• **Goal of the exercise**
Only lines with the word "React" are needed; collect each of them from the listing below.

• **Listed entries**
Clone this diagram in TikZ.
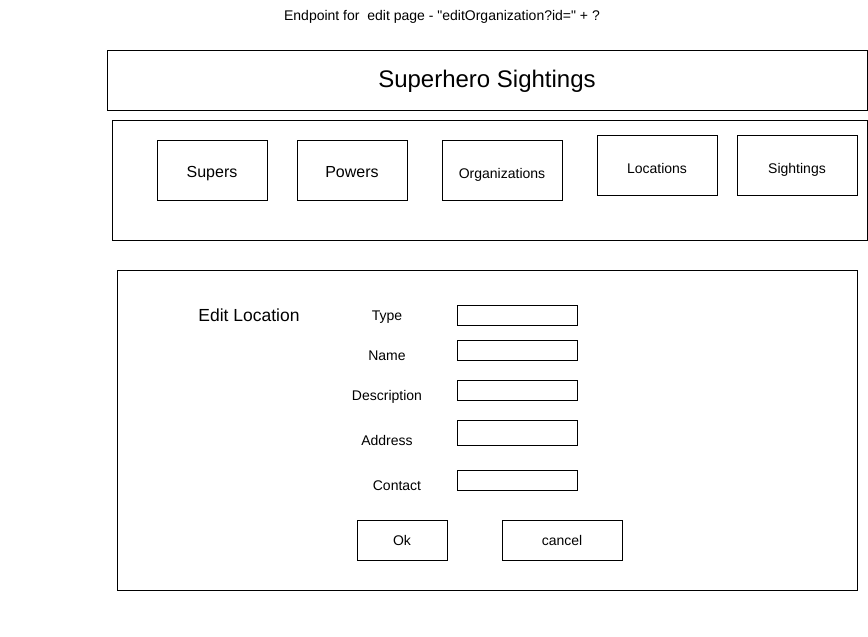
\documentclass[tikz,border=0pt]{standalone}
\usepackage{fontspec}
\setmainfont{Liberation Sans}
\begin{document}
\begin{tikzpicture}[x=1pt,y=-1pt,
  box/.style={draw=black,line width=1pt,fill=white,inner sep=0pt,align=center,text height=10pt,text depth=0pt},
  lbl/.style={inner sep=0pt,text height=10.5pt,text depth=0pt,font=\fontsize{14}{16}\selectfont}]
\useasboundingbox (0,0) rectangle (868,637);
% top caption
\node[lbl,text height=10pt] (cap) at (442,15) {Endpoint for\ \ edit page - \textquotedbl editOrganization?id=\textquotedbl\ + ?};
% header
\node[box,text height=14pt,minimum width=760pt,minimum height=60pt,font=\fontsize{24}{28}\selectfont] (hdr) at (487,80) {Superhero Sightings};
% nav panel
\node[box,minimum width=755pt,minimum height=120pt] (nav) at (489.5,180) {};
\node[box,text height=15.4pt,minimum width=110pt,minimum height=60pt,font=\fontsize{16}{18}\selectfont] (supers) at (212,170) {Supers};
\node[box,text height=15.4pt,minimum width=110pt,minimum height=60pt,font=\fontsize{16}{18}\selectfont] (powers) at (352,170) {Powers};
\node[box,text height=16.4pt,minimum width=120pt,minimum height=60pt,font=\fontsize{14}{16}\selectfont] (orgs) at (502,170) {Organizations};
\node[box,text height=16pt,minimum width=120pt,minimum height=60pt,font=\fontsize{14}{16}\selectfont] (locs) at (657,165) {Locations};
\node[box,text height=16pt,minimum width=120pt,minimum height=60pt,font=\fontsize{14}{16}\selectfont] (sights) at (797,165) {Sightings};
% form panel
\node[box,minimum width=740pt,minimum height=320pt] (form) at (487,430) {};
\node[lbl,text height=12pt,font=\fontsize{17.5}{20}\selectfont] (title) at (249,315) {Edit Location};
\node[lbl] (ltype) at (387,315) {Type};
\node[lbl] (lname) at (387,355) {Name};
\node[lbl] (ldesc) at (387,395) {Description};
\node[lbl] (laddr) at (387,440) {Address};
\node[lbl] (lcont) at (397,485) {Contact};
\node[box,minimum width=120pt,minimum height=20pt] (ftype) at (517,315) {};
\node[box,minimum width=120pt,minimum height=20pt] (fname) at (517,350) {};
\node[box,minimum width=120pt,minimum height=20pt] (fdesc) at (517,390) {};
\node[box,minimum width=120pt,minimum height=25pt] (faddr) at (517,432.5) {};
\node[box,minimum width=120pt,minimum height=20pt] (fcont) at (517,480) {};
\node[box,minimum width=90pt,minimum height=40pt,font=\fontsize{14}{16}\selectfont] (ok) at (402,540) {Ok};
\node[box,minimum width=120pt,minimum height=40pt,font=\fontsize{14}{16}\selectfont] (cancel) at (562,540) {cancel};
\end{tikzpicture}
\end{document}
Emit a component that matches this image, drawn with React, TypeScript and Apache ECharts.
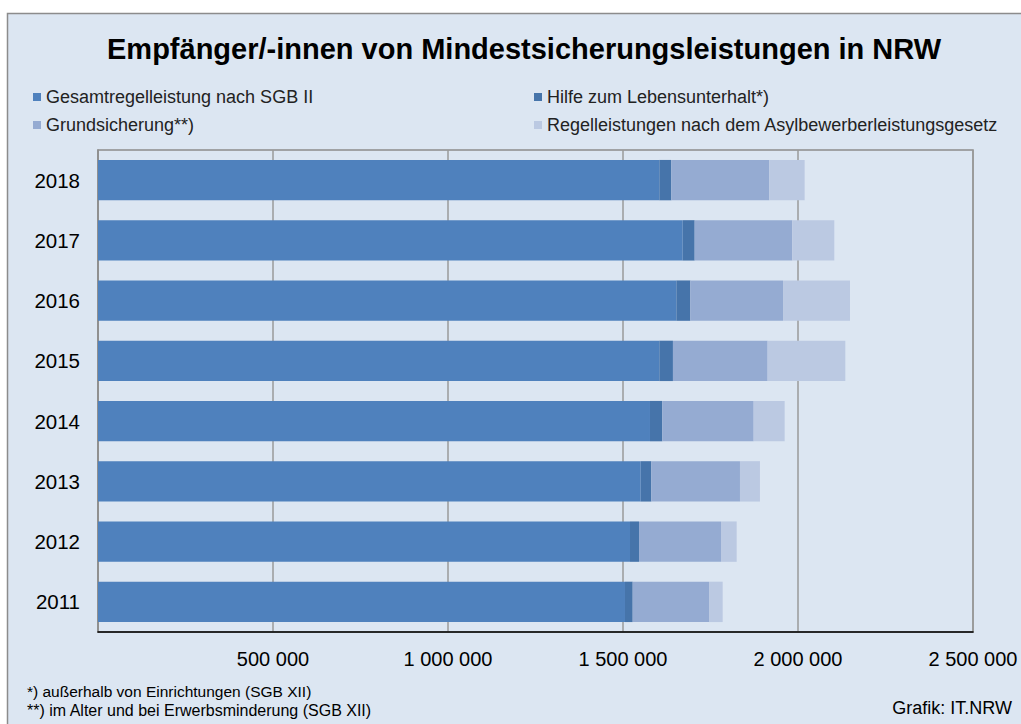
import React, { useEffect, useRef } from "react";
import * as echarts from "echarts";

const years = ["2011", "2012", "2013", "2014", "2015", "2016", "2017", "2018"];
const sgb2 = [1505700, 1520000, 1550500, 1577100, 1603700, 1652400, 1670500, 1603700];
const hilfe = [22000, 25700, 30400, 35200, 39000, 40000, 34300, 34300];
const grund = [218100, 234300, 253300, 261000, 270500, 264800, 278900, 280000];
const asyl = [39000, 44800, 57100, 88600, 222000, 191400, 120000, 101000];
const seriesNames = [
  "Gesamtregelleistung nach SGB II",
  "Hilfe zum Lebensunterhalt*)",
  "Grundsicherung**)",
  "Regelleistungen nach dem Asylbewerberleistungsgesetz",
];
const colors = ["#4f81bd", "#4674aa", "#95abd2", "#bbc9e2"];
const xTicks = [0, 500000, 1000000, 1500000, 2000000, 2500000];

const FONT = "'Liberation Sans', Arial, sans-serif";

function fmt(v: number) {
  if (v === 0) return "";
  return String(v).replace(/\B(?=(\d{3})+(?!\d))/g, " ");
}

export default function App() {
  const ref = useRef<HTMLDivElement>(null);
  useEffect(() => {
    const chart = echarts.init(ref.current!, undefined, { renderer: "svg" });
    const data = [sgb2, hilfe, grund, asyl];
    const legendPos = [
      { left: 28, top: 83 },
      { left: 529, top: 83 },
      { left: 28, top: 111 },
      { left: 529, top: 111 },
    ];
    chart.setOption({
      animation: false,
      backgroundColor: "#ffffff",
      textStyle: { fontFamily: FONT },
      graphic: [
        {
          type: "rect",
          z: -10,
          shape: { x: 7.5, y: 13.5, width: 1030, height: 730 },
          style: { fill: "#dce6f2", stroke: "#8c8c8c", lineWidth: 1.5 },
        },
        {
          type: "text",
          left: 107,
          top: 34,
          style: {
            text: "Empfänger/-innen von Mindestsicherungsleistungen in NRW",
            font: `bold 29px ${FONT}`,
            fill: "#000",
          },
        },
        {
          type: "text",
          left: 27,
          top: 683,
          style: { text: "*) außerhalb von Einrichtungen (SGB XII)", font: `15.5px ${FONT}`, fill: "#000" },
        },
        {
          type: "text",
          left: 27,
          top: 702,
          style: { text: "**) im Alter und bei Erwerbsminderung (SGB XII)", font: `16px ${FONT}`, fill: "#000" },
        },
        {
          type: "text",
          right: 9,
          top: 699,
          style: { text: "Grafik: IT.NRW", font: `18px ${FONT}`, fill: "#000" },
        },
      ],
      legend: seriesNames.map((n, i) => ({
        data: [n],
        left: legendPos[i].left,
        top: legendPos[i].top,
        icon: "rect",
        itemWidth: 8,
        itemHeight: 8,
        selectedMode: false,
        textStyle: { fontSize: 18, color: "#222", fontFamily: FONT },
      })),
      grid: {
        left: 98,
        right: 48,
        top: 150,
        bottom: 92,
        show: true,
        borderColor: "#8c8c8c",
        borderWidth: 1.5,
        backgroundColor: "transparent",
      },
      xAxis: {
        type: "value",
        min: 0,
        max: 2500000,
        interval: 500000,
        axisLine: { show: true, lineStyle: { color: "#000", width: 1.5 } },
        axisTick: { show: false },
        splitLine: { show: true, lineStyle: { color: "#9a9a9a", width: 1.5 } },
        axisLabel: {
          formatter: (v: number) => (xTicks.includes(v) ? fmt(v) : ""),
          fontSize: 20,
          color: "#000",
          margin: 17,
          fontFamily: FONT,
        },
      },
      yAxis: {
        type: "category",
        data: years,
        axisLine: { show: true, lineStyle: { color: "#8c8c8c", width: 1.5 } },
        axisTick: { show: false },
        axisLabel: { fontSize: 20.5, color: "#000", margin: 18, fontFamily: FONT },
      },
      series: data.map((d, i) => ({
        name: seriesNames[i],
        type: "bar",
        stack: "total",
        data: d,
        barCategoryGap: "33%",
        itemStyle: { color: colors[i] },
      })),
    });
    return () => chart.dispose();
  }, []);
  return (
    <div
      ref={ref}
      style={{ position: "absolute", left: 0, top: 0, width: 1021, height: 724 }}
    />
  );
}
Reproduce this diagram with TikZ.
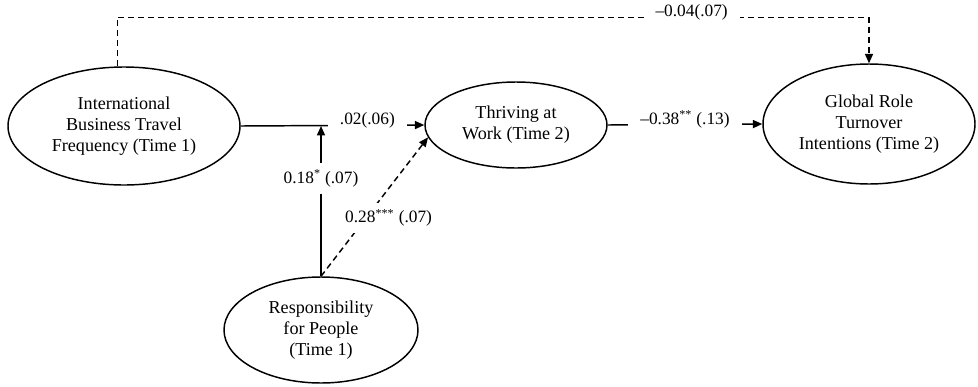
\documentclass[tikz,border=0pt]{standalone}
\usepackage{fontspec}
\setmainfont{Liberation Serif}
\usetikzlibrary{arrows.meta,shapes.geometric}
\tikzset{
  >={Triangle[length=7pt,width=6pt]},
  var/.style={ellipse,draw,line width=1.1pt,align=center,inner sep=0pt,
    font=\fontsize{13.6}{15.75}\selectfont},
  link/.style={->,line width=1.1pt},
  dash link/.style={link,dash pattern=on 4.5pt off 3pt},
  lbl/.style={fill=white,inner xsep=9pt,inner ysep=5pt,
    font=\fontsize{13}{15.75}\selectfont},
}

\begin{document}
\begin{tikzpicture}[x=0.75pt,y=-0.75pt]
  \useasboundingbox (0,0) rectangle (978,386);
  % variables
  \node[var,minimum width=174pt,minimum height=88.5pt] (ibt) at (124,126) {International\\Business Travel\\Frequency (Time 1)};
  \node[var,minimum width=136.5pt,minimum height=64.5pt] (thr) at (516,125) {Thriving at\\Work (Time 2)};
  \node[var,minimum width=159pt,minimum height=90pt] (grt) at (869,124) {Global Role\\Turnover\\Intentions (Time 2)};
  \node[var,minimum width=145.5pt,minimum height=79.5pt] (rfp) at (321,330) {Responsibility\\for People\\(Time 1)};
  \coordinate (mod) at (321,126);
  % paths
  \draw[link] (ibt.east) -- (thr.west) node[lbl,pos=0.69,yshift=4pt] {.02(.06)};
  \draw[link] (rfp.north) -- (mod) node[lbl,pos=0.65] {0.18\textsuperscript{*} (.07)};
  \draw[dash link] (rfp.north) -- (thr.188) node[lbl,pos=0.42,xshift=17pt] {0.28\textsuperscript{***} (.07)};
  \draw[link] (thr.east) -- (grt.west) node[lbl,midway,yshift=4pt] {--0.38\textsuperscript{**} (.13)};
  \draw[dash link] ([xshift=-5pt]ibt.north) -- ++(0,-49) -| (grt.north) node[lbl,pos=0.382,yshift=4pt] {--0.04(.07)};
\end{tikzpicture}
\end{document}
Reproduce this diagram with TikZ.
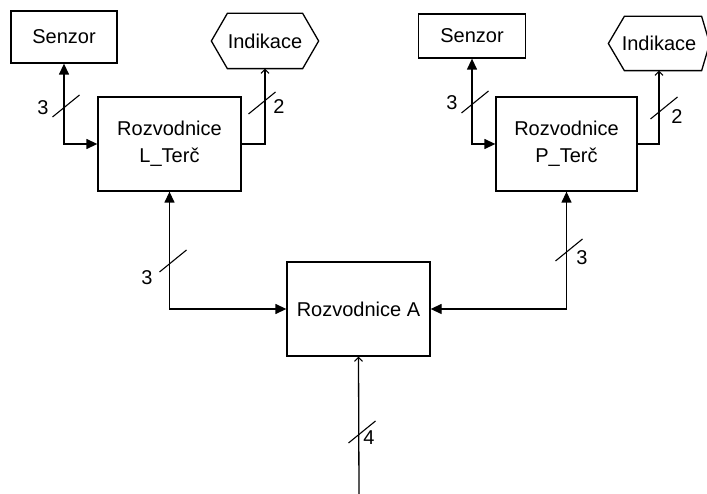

• **Answer below**
Emit a component that matches this image, drawn with React, TypeScript and Apache ECharts.
import React, { useEffect, useRef } from "react";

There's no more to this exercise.